The smallest interesting setup

You don’t need every feature to get value. The smallest config that demonstrates the point looks like this:

Two combinations: one primary (good model, good prompt), one fallback (cheap model, equivalent-ish prompt).
Strategy: performance_based.
Fallback threshold: 0.85.
Analytics: on.
Optimization: off (for now).

You point your existing OpenAI client at http://localhost:8080/v1. The client doesn’t know which model served the response. Your dashboards do, because the gateway logged it. When the primary provider hiccups, the fallback gets requests; when it recovers, weights rebalance.

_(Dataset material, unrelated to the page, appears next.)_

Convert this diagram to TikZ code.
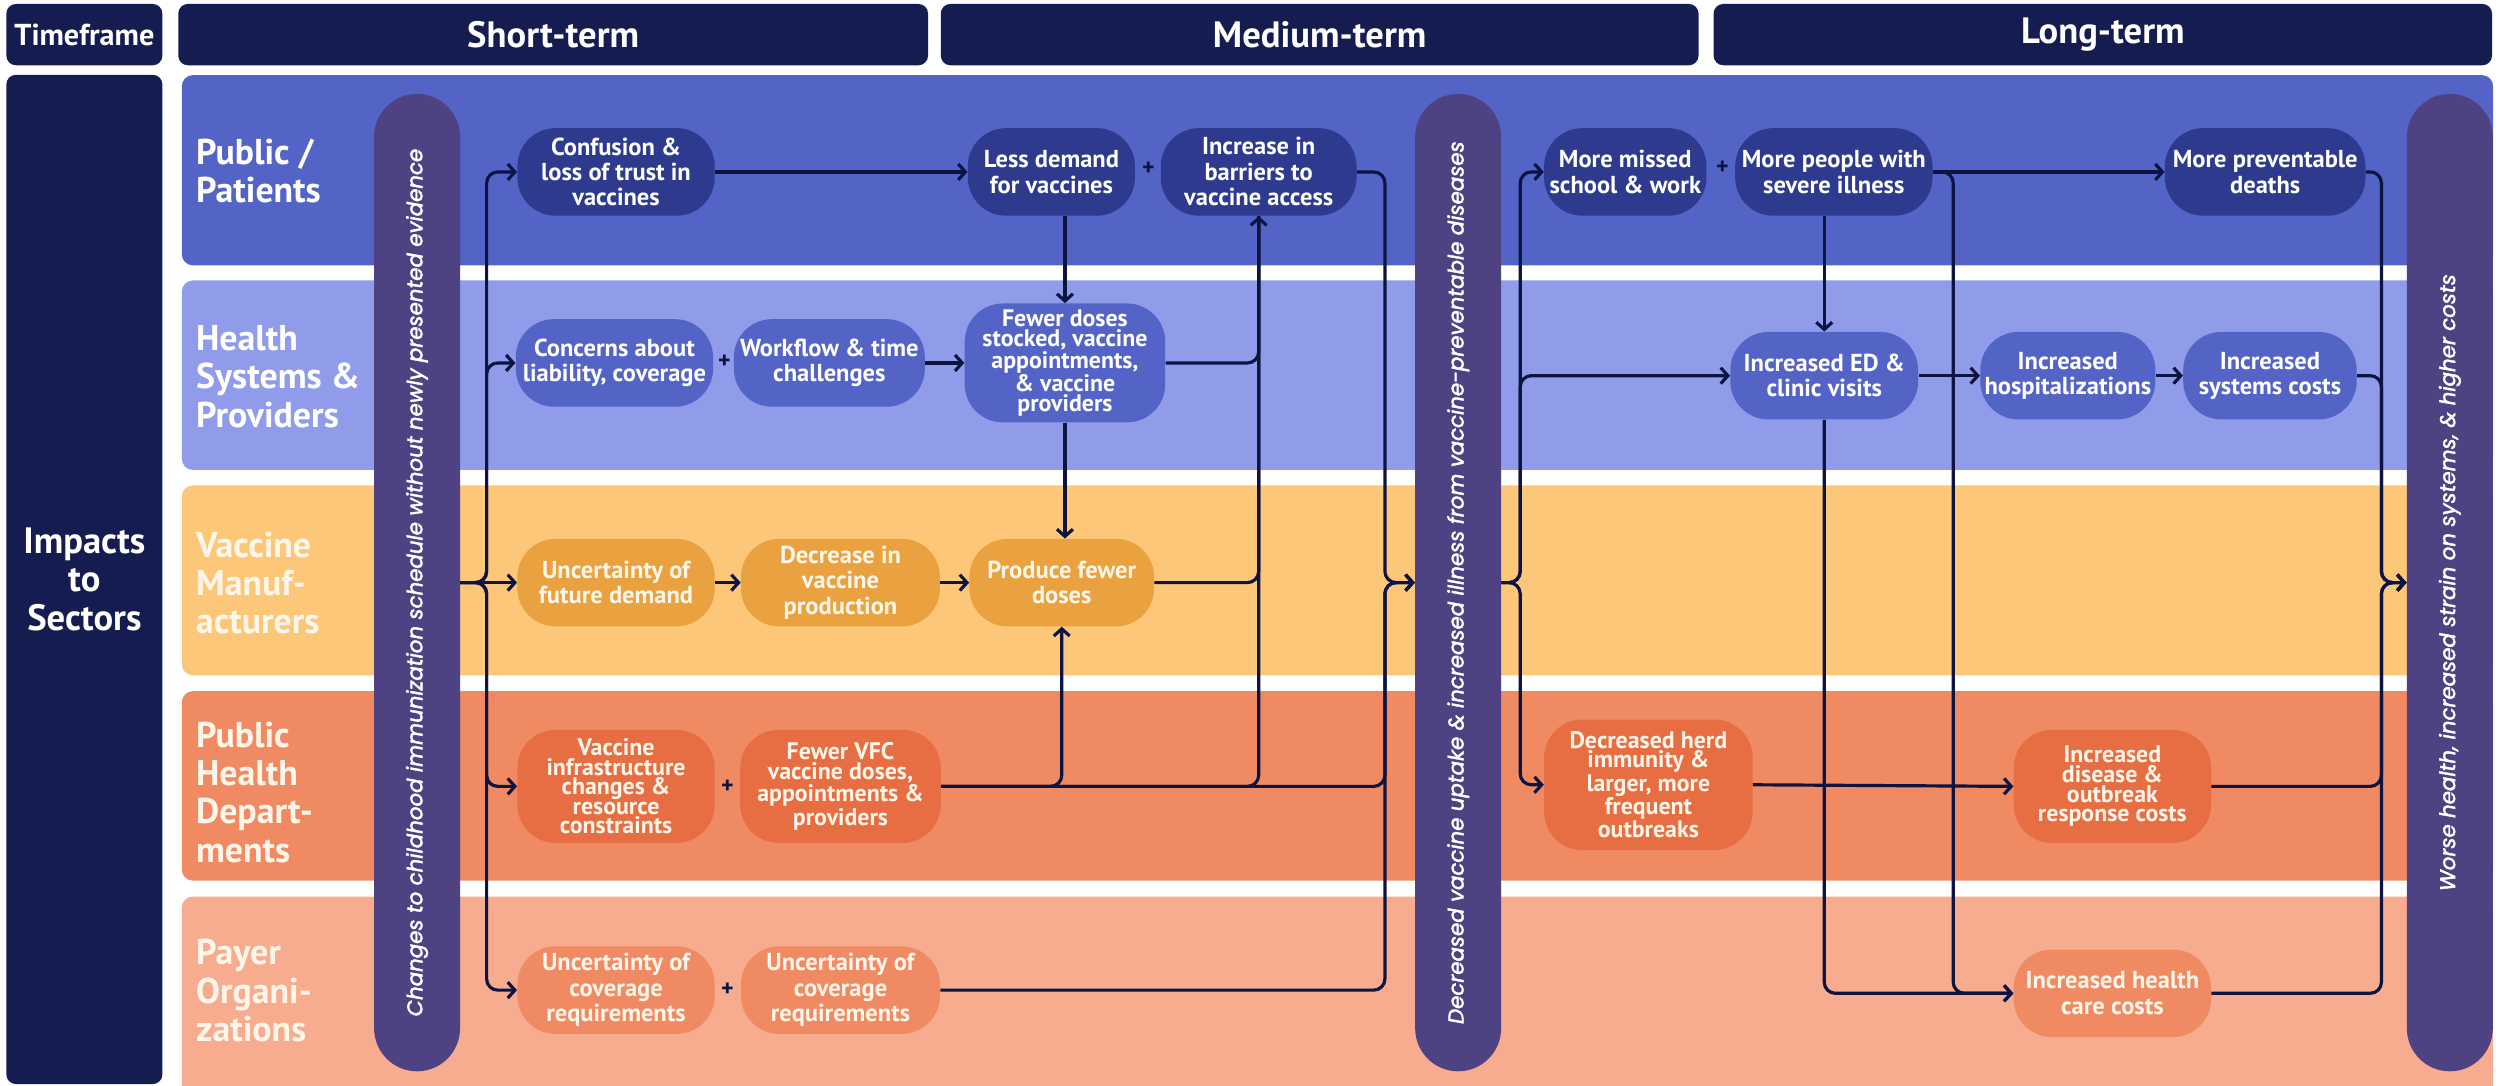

That alone is worth the binary. Everything else — the optimizer, the portable packages, the multi-strategy evaluation — is icing on top of the structural change of moving routing out of your code.

When this is the wrong move

A gateway is overhead. There’s a process to run, a config to maintain, a SQLite file per prompt, a DuckDB file for analytics, and a load balancer that can mis-route a request if you mis-configure weights. If you have:

One LLM provider, no plans to add a second.
No interest in tracking per-prompt cost or success.
Latency budgets so tight that a localhost hop matters.

…then the if-else around a single provider client is genuinely the right answer. Don’t adopt complexity you can’t justify.

But the moment you cross into “we have two providers and an opinion about when to use each,” the if-tree starts losing. A gateway makes the losing trade visible and gives you somewhere to put the wins.

The boring operational wins, which are the biggest wins

The framing so far has been about features. The honest pitch for moving routing out of the application is more about operations than about features. Three boring wins stack up over a quarter:

Credentials live in one place. When OpenAI rotates a key, you update one config and restart one process. You don’t grep through six services hunting for OPENAI_API_KEY references and you don’t discover, two weeks later, that the batch job nobody owns was using the old key.

Rate limits become enforceable. Set rate_limit: 1200 under model_providers.openai and the gateway enforces 1200 req/min before the upstream returns 429. The application layer no longer has to do that math, and the failure mode is “your gateway told you to slow down” instead of “OpenAI quietly rate-limited a batch job and the queue backed up by four hours.”

Observability gets cheaper. Every call going through one process means one log format, one metric name for latency, one cardinality budget in your observability backend. Most teams underestimate how much engineering time goes into making per-service LLM call logging consistent enough to actually dashboard against. The gateway makes it free.

These aren’t the things people put on landing pages, because they don’t sound exciting. They’re the things that pay back the gateway’s operational cost the moment you turn it on.

That’s the case for routing as a feature, not a hack.